* _Task instructions_
Of the lines in the data below, count the ones holding the string "React", and answer with that number only.
>>>
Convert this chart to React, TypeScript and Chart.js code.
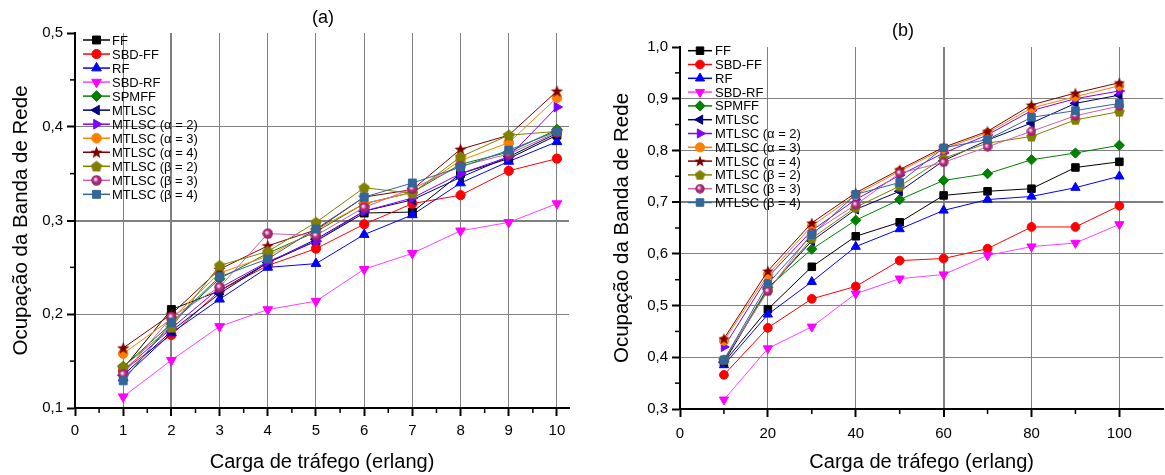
import React, { useEffect, useRef } from 'react';
import { Chart, registerables } from 'chart.js';
import { drawPoint } from 'chart.js/helpers';

Chart.register(...registerables);
Chart.defaults.font.family = "'Liberation Sans', Arial, sans-serif";
Chart.defaults.color = '#000';

// ---------- data ----------
const seriesNames = [
  'FF', 'SBD-FF', 'RF', 'SBD-RF', 'SPMFF', 'MTLSC',
  'MTLSC (α = 2)', 'MTLSC (α = 3)', 'MTLSC (α = 4)',
  'MTLSC (β = 2)', 'MTLSC (β = 3)', 'MTLSC (β = 4)',
];

// (a) load in erlang
const loadA = [1, 2, 3, 4, 5, 6, 7, 8, 9, 10];
const aFF = [0.142, 0.205, 0.225, 0.255, 0.278, 0.308, 0.309, 0.350, 0.366, 0.391];
const aSBDFF = [0.140, 0.178, 0.225, 0.252, 0.270, 0.296, 0.318, 0.327, 0.353, 0.366];
const aRF = [0.132, 0.180, 0.216, 0.250, 0.254, 0.285, 0.306, 0.340, 0.363, 0.384];
const aSBDRF = [0.112, 0.151, 0.187, 0.205, 0.214, 0.248, 0.265, 0.289, 0.298, 0.318];
const aSPMFF = [0.144, 0.190, 0.238, 0.265, 0.288, 0.318, 0.330, 0.360, 0.373, 0.397];
const aMTLSC = [0.135, 0.182, 0.222, 0.255, 0.280, 0.310, 0.322, 0.346, 0.368, 0.393];
const aAlpha2 = [0.140, 0.185, 0.228, 0.256, 0.278, 0.310, 0.324, 0.350, 0.368, 0.421];
const aAlpha3 = [0.158, 0.195, 0.244, 0.262, 0.290, 0.318, 0.330, 0.364, 0.383, 0.431];
const aAlpha4 = [0.164, 0.200, 0.248, 0.273, 0.290, 0.325, 0.333, 0.376, 0.391, 0.438];
const aBeta2 = [0.144, 0.186, 0.252, 0.267, 0.298, 0.335, 0.329, 0.368, 0.391, 0.395];
const aBeta3 = [0.136, 0.197, 0.229, 0.286, 0.284, 0.314, 0.334, 0.358, 0.371, 0.394];
const aBeta4 = [0.129, 0.191, 0.240, 0.259, 0.291, 0.325, 0.340, 0.357, 0.375, 0.395];

// (b) load in erlang
const loadB = [10, 20, 30, 40, 50, 60, 70, 80, 90, 100];
const bFF = [0.390, 0.493, 0.575, 0.634, 0.661, 0.713, 0.721, 0.726, 0.767, 0.778];
const bSBDFF = [0.366, 0.457, 0.513, 0.537, 0.587, 0.591, 0.610, 0.652, 0.652, 0.693];
const bRF = [0.385, 0.483, 0.546, 0.614, 0.648, 0.684, 0.705, 0.711, 0.728, 0.750];
const bSBDRF = [0.318, 0.417, 0.459, 0.523, 0.552, 0.560, 0.597, 0.614, 0.621, 0.657];
const bSPMFF = [0.392, 0.535, 0.609, 0.665, 0.705, 0.742, 0.755, 0.782, 0.795, 0.810];
const bMTLSC = [0.390, 0.532, 0.625, 0.686, 0.721, 0.780, 0.820, 0.853, 0.891, 0.907];
const bAlpha2 = [0.420, 0.555, 0.645, 0.705, 0.752, 0.795, 0.830, 0.877, 0.900, 0.915];
const bAlpha3 = [0.432, 0.560, 0.654, 0.714, 0.760, 0.803, 0.834, 0.882, 0.904, 0.925];
const bAlpha4 = [0.436, 0.567, 0.660, 0.718, 0.763, 0.806, 0.837, 0.888, 0.911, 0.931];
const bBeta2 = [0.395, 0.530, 0.630, 0.690, 0.731, 0.785, 0.814, 0.827, 0.859, 0.875];
const bBeta3 = [0.395, 0.528, 0.640, 0.695, 0.756, 0.777, 0.807, 0.837, 0.867, 0.886];
const bBeta4 = [0.395, 0.542, 0.637, 0.715, 0.738, 0.805, 0.821, 0.864, 0.877, 0.891];

// tick labels
const ticksAX = [0, 1, 2, 3, 4, 5, 6, 7, 8, 9, 10];
const ticksAY = [0.1, 0.2, 0.3, 0.4, 0.5];
const minorAX = [0.5, 1.5, 2.5, 3.5, 4.5, 5.5, 6.5, 7.5, 8.5, 9.5];
const minorAY = [0.15, 0.25, 0.35, 0.45];
const ticksBX = [0, 20, 40, 60, 80, 100];
const ticksBY = [0.3, 0.4, 0.5, 0.6, 0.7, 0.8, 0.9, 1.0];
const minorBX = [10, 30, 50, 70, 90];
const minorBY = [0.35, 0.45, 0.55, 0.65, 0.75, 0.85, 0.95];

const seriesA = [aFF, aSBDFF, aRF, aSBDRF, aSPMFF, aMTLSC, aAlpha2, aAlpha3, aAlpha4, aBeta2, aBeta3, aBeta4];
const seriesB = [bFF, bSBDFF, bRF, bSBDRF, bSPMFF, bMTLSC, bAlpha2, bAlpha3, bAlpha4, bBeta2, bBeta3, bBeta4];

// ---------- styles ----------
const markerColors = ['#000000', '#ff0000', '#0000ff', '#ff00ff', '#008000', '#000080', '#8000ff', '#ff8000', '#800000', '#808000', '#b8307f', '#336699'];
const lineColors = ['#000000', '#ff0000', '#0000ff', '#ff40ff', '#008000', '#000080', '#8000ff', '#ff8000', '#800000', '#808000', '#d060a8', '#336699'];

function makeStar(color: string, size: number) {
  const c = document.createElement('canvas');
  c.width = size; c.height = size;
  const g = c.getContext('2d')!;
  const cx = size / 2, cy = size / 2 + 0.5, R = size / 2, r = R * 0.42;
  g.beginPath();
  for (let k = 0; k < 10; k++) {
    const rad = -Math.PI / 2 + (k * Math.PI) / 5;
    const rr = k % 2 === 0 ? R : r;
    const px = cx + Math.cos(rad) * rr, py = cy + Math.sin(rad) * rr;
    if (k === 0) g.moveTo(px, py); else g.lineTo(px, py);
  }
  g.closePath();
  g.fillStyle = color; g.fill();
  return c;
}
function makePentagon(color: string, size: number) {
  const c = document.createElement('canvas');
  c.width = size; c.height = size;
  const g = c.getContext('2d')!;
  const cx = size / 2, cy = size / 2 + 0.5, R = size / 2;
  g.beginPath();
  for (let k = 0; k < 5; k++) {
    const rad = -Math.PI / 2 + (k * 2 * Math.PI) / 5;
    const px = cx + Math.cos(rad) * R, py = cy + Math.sin(rad) * R;
    if (k === 0) g.moveTo(px, py); else g.lineTo(px, py);
  }
  g.closePath();
  g.fillStyle = color; g.fill();
  return c;
}
function makeSphere(color: string, size: number) {
  const c = document.createElement('canvas');
  c.width = size; c.height = size;
  const g = c.getContext('2d')!;
  const R = size / 2;
  const grad = g.createRadialGradient(R - 1.3, R - 1.3, 0.2, R, R, R);
  grad.addColorStop(0, '#ffffff');
  grad.addColorStop(0.18, '#f0b0d8');
  grad.addColorStop(0.45, color);
  grad.addColorStop(1, '#8a1f5c');
  g.beginPath(); g.arc(R, R, R - 0.3, 0, Math.PI * 2);
  g.fillStyle = grad; g.fill();
  return c;
}

type Marker = { style: any; rotation: number; radius: number };
function buildMarkers(k: number): Marker[] {
  const img = Math.round(12 * k);
  return [
    { style: 'rect', rotation: 0, radius: 5.6 * k },
    { style: 'circle', rotation: 0, radius: 4.6 * k },
    { style: 'triangle', rotation: 0, radius: 5.6 * k },
    { style: 'triangle', rotation: 180, radius: 5.6 * k },
    { style: 'rectRot', rotation: 0, radius: 5.4 * k },
    { style: 'triangle', rotation: 270, radius: 5.6 * k },
    { style: 'triangle', rotation: 90, radius: 5.6 * k },
    { style: 'circle', rotation: 0, radius: 4.8 * k },
    { style: makeStar(markerColors[8], img + 1), rotation: 0, radius: 6 * k },
    { style: makePentagon(markerColors[9], img), rotation: 0, radius: 6 * k },
    { style: makeSphere(markerColors[10], img - 1), rotation: 0, radius: 5 * k },
    { style: 'rect', rotation: 0, radius: 5.6 * k },
  ];
}

type Cfg = {
  title: string; titleX: number; titleY: number;
  xs: number[]; series: number[][];
  xMin: number; xMax: number; yMin: number; yMax: number;
  ticksX: number[]; ticksY: number[]; minorX: number[]; minorY: number[];
  thickX: number; thickY: number;
  padTop: number; padRight: number; yWidth: number; xHeight: number;
  yTitlePad: number; xTitlePad: number; xTickPad: number;
  legendX: number; legendY: number; legendDy: number; legendLen: number; legendTextX: number;
  markerScale: number;
};

function fmtY(v: number) { return Number(v).toFixed(1).replace('.', ','); }

function makeChart(canvas: HTMLCanvasElement, cfg: Cfg) {
  const markers = buildMarkers(cfg.markerScale);
  const n = seriesNames.length;
  const datasets = cfg.series.map((vals, i) => ({
    label: seriesNames[i],
    data: cfg.xs.map((xv, j) => ({ x: xv, y: vals[j] })),
    borderColor: lineColors[i],
    backgroundColor: markerColors[i],
    pointBackgroundColor: markerColors[i],
    pointBorderColor: markerColors[i],
    pointBorderWidth: 1,
    borderWidth: 1,
    pointStyle: markers[i].style,
    pointRotation: markers[i].rotation,
    pointRadius: markers[i].radius,
    order: n - i,
    tension: 0,
  }));

  const overlay = {
    id: 'overlay' + cfg.title,
    afterDraw(chart: any) {
      const ctx = chart.ctx as CanvasRenderingContext2D;
      const xs = chart.scales.x, ys = chart.scales.y;
      const area = chart.chartArea;
      ctx.save();
      // minor ticks
      ctx.strokeStyle = '#000';
      ctx.lineWidth = 1.5;
      cfg.minorX.forEach((v) => {
        const px = xs.getPixelForValue(v);
        ctx.beginPath(); ctx.moveTo(px, area.bottom + 1); ctx.lineTo(px, area.bottom + 5); ctx.stroke();
      });
      cfg.minorY.forEach((v) => {
        const py = ys.getPixelForValue(v);
        ctx.beginPath(); ctx.moveTo(area.left - 1, py); ctx.lineTo(area.left - 5, py); ctx.stroke();
      });
      // title
      ctx.fillStyle = '#000';
      ctx.font = "18px 'Liberation Sans', Arial, sans-serif";
      ctx.textAlign = 'center';
      ctx.textBaseline = 'middle';
      ctx.fillText(cfg.title, cfg.titleX, cfg.titleY);
      // legend
      ctx.font = "13px 'Liberation Sans', Arial, sans-serif";
      ctx.textAlign = 'left';
      seriesNames.forEach((name, i) => {
        const y = cfg.legendY + i * cfg.legendDy;
        ctx.strokeStyle = lineColors[i];
        ctx.lineWidth = 1.5;
        ctx.beginPath(); ctx.moveTo(cfg.legendX, y); ctx.lineTo(cfg.legendX + cfg.legendLen, y); ctx.stroke();
        ctx.fillStyle = markerColors[i];
        ctx.strokeStyle = markerColors[i];
        ctx.lineWidth = 1;
        drawPoint(ctx, { pointStyle: markers[i].style, rotation: markers[i].rotation, radius: markers[i].radius, borderWidth: 1 } as any, cfg.legendX + cfg.legendLen / 2, y);
        ctx.fillStyle = '#000';
        ctx.fillText(name, cfg.legendTextX, y + 1);
      });
      ctx.restore();
    },
  };

  return new Chart(canvas, {
    type: 'line',
    data: { datasets: datasets as any },
    plugins: [overlay],
    options: {
      animation: false,
      responsive: false,
      events: [],
      layout: { padding: { top: cfg.padTop, right: cfg.padRight, left: 0, bottom: 0 } },
      plugins: { legend: { display: false }, tooltip: { enabled: false }, title: { display: false } },
      scales: {
        x: {
          type: 'linear',
          min: cfg.xMin,
          max: cfg.xMax,
          afterBuildTicks: (s: any) => { s.ticks = cfg.ticksX.map((v) => ({ value: v })); },
          afterFit: (s: any) => { s.height = cfg.xHeight; },
          border: { display: true, color: '#000', width: 2 },
          grid: {
            color: (c: any) => (c.tick && (c.tick.value === cfg.xMin) ? 'rgba(0,0,0,0)' : '#808080'),
            lineWidth: (c: any) => (c.tick && c.tick.value === cfg.thickX ? 2 : 1),
            drawTicks: true,
            tickLength: 8,
            tickColor: '#000',
            tickWidth: 2,
          },
          ticks: {
            autoSkip: false,
            maxRotation: 0,
            padding: cfg.xTickPad,
            font: { size: 15 },
            color: '#000',
            callback: (v: any) => String(v),
          },
          title: {
            display: true,
            text: 'Carga de tráfego (erlang)',
            font: { size: 20 },
            color: '#000',
            padding: { top: 0, bottom: cfg.xTitlePad },
          },
        },
        y: {
          type: 'linear',
          min: cfg.yMin,
          max: cfg.yMax,
          afterBuildTicks: (s: any) => { s.ticks = cfg.ticksY.map((v) => ({ value: v })); },
          afterFit: (s: any) => { s.width = cfg.yWidth; },
          border: { display: true, color: '#000', width: 2 },
          grid: {
            color: (c: any) => (c.tick && (c.tick.value === cfg.yMin || c.tick.value === cfg.yMax) ? 'rgba(0,0,0,0)' : '#808080'),
            lineWidth: (c: any) => (c.tick && c.tick.value === cfg.thickY ? 2 : 1),
            drawTicks: true,
            tickLength: 8,
            tickColor: '#000',
            tickWidth: 2,
          },
          ticks: {
            autoSkip: false,
            padding: 4,
            font: { size: 15 },
            color: '#000',
            callback: (v: any) => fmtY(v),
          },
          title: {
            display: true,
            text: 'Ocupação da Banda de Rede',
            font: { size: 20.5 },
            color: '#000',
            padding: { top: cfg.yTitlePad, bottom: 0 },
          },
        },
      },
    } as any,
  });
}

const cfgA: Cfg = {
  title: '(a)', titleX: 323, titleY: 18,
  xs: loadA, series: seriesA,
  xMin: 0, xMax: 10.25, yMin: 0.1, yMax: 0.5,
  ticksX: ticksAX, ticksY: ticksAY, minorX: minorAX, minorY: minorAY,
  thickX: 2, thickY: 0.3,
  padTop: 33, padRight: 11, yWidth: 75, xHeight: 67,
  yTitlePad: 9.5, xTitlePad: 1, xTickPad: 6,
  legendX: 83, legendY: 40, legendDy: 14.03, legendLen: 27, legendTextX: 112,
  markerScale: 1,
};

const cfgB: Cfg = {
  title: '(b)', titleX: 303, titleY: 31,
  xs: loadB, series: seriesB,
  xMin: 0, xMax: 110, yMin: 0.3, yMax: 1.0,
  ticksX: ticksBX, ticksY: ticksBY, minorX: minorBX, minorY: minorBY,
  thickX: 60, thickY: 0.7,
  padTop: 47, padRight: 3, yWidth: 80, xHeight: 66,
  yTitlePad: 10.5, xTitlePad: 1, xTickPad: 8,
  legendX: 88, legendY: 50.7, legendDy: 13.8, legendLen: 24, legendTextX: 115,
  markerScale: 0.95,
};

export default function App() {
  const refA = useRef<HTMLCanvasElement>(null);
  const refB = useRef<HTMLCanvasElement>(null);
  useEffect(() => {
    const ca = makeChart(refA.current!, cfgA);
    const cb = makeChart(refB.current!, cfgB);
    return () => { ca.destroy(); cb.destroy(); };
  }, []);
  return (
    <div style={{ position: 'absolute', left: 0, top: 0, width: 1165, height: 475, overflow: 'hidden', background: '#fff' }}>
      <canvas ref={refA} width={580} height={475} style={{ position: 'absolute', left: 0, top: 0, width: 580, height: 475 }} />
      <canvas ref={refB} width={570} height={475} style={{ position: 'absolute', left: 600, top: 0, width: 570, height: 475 }} />
    </div>
  );
}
<<<
* _Response to this task_
2